## What you need to do:
Starting at the top of the listing, extract every line up to and including the one with "bid = 1.3026". Pictures stay out of the copy.

## Information shown:
** begin **

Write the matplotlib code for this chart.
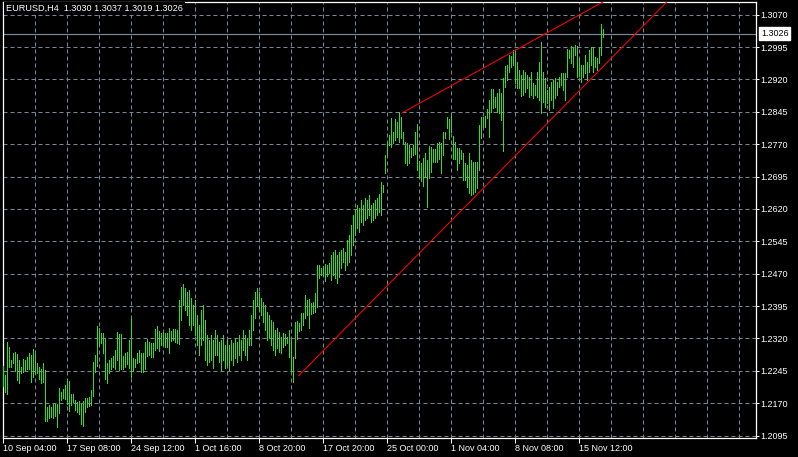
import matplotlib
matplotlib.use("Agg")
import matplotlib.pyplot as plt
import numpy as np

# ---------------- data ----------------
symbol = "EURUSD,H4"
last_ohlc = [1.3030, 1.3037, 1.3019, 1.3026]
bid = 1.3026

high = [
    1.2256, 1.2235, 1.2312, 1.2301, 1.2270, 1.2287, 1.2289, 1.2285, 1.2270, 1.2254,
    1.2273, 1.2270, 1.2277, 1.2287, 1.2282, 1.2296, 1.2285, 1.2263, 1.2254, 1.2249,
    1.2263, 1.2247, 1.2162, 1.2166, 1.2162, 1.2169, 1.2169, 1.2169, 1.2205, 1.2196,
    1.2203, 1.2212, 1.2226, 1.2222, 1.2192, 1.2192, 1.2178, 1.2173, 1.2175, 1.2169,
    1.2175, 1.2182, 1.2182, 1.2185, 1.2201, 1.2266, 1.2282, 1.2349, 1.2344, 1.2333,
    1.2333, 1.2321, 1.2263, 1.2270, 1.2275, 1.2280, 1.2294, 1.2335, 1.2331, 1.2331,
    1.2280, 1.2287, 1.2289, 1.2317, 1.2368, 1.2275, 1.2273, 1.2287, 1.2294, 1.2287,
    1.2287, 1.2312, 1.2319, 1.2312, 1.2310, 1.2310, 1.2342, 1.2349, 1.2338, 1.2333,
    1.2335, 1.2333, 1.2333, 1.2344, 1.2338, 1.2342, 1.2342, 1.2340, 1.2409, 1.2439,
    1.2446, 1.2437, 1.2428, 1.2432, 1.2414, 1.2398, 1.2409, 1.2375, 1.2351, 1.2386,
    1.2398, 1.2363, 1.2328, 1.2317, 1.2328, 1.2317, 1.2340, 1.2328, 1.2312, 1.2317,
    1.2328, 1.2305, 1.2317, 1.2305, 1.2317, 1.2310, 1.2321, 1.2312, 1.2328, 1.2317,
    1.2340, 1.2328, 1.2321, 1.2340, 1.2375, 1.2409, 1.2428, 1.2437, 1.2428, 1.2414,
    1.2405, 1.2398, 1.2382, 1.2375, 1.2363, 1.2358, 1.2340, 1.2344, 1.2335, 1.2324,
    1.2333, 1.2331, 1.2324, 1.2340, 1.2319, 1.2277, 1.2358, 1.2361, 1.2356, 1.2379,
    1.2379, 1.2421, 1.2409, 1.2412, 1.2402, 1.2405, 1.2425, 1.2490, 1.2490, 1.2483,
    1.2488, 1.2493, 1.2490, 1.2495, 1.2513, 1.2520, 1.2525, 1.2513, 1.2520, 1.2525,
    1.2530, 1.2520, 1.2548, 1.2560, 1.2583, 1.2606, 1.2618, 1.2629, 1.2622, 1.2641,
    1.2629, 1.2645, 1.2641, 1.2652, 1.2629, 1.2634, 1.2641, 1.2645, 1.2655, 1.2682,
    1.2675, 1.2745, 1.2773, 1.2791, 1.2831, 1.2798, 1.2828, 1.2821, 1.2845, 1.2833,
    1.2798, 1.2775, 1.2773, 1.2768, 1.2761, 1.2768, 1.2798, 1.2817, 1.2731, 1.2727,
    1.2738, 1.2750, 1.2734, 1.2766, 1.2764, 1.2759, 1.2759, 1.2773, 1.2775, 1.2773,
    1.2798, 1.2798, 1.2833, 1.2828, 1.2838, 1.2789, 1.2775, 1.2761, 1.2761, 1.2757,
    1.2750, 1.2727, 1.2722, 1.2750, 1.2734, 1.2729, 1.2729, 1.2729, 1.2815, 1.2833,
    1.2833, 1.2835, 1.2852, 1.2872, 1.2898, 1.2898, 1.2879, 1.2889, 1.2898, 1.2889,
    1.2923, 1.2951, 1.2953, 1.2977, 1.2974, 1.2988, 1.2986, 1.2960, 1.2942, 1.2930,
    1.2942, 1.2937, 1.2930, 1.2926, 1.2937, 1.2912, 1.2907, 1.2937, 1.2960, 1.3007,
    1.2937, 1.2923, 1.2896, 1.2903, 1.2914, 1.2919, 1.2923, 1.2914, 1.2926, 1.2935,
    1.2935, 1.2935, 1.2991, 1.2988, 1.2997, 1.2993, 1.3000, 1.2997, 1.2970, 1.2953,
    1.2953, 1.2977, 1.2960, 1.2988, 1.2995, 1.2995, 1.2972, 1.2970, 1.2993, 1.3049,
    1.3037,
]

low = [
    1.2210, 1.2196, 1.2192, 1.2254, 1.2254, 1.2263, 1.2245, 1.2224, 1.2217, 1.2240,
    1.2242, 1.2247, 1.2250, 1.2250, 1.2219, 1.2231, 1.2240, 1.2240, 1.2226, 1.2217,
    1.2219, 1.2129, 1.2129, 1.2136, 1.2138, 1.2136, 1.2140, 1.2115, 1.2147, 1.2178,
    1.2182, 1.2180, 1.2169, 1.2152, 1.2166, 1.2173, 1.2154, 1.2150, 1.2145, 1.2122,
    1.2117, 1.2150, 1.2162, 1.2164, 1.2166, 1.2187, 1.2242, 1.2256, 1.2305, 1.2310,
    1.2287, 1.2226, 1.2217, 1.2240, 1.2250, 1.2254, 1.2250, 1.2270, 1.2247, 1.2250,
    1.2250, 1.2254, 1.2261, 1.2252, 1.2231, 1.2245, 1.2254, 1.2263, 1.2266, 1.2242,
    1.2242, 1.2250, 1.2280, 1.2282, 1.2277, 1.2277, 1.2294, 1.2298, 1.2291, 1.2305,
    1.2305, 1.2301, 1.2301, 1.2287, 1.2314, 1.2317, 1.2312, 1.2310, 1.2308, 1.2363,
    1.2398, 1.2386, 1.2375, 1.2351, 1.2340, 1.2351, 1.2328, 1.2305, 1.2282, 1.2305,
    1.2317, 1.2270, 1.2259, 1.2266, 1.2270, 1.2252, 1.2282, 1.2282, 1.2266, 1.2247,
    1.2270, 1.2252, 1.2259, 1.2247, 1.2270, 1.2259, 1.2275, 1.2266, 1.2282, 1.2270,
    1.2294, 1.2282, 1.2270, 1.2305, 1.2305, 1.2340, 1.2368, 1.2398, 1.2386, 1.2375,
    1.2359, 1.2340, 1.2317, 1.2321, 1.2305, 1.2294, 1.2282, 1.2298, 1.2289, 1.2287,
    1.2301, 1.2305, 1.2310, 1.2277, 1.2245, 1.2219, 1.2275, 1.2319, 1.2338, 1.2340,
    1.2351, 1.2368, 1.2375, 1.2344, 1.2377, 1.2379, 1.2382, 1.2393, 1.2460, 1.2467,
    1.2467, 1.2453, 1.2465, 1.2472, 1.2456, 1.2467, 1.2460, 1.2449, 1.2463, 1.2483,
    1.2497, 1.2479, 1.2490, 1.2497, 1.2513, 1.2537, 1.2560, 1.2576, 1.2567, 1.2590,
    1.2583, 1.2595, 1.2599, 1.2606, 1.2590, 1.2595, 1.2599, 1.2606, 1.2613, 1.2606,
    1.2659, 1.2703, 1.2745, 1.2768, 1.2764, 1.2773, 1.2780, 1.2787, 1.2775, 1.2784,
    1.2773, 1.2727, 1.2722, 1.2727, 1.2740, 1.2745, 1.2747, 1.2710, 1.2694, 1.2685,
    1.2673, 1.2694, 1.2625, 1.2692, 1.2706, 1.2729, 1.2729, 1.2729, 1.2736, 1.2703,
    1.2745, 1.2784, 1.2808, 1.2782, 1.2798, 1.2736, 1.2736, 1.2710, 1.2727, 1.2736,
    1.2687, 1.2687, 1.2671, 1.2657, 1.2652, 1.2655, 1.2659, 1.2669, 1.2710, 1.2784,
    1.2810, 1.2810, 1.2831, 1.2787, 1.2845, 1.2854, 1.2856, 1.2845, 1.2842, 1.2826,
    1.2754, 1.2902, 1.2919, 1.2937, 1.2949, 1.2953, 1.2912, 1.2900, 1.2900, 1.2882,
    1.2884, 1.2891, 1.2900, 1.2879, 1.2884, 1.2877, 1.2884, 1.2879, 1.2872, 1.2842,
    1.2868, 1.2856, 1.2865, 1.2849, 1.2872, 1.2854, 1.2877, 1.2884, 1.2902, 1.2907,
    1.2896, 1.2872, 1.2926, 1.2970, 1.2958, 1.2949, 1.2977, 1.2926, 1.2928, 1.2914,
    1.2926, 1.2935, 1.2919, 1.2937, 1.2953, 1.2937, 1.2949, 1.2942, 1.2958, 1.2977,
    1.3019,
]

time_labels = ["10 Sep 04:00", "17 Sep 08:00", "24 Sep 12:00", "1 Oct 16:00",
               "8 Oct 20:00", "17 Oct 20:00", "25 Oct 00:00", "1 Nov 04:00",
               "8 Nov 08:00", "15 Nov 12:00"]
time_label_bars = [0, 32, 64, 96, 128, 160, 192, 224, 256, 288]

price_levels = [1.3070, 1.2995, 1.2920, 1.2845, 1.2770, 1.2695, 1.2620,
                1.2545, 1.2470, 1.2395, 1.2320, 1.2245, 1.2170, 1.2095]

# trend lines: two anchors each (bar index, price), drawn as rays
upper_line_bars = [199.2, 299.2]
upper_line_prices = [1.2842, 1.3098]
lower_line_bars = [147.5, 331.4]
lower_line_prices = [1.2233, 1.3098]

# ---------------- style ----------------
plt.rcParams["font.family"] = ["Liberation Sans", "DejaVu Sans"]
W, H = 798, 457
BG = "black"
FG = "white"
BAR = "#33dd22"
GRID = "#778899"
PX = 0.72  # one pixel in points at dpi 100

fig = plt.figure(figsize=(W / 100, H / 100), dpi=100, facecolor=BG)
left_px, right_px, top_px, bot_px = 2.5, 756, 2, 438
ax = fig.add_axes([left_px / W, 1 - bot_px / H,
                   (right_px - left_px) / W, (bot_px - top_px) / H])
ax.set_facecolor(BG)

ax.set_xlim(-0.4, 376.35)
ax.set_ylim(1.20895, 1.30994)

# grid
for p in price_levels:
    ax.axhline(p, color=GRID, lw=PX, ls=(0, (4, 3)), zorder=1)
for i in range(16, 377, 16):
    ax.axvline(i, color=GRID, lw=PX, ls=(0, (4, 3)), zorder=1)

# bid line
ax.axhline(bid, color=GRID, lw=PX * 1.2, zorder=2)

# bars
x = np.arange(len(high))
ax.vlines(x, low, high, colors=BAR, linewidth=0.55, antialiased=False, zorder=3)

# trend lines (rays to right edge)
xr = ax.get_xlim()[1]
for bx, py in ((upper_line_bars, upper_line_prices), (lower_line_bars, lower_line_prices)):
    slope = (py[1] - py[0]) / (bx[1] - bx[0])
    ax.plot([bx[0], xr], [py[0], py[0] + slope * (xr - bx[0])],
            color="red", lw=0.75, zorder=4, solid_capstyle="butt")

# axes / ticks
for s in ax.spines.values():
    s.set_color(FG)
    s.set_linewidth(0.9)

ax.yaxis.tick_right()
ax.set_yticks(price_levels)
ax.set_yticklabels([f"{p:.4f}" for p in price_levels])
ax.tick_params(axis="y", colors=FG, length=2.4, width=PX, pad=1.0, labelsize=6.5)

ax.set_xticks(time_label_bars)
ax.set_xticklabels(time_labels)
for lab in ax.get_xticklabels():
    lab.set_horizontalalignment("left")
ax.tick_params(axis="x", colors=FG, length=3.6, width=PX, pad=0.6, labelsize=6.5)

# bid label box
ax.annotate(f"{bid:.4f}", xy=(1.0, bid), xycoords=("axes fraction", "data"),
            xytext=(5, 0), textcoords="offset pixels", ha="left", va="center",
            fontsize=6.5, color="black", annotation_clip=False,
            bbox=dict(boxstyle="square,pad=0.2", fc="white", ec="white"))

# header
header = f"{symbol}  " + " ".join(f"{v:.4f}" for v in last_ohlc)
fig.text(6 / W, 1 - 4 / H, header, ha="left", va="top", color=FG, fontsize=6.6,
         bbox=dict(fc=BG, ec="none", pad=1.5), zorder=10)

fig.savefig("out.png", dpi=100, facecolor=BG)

** end **

## The reply:
Write the matplotlib code for this chart.
import matplotlib
matplotlib.use("Agg")
import matplotlib.pyplot as plt
import numpy as np

# ---------------- data ----------------
symbol = "EURUSD,H4"
last_ohlc = [1.3030, 1.3037, 1.3019, 1.3026]
bid = 1.3026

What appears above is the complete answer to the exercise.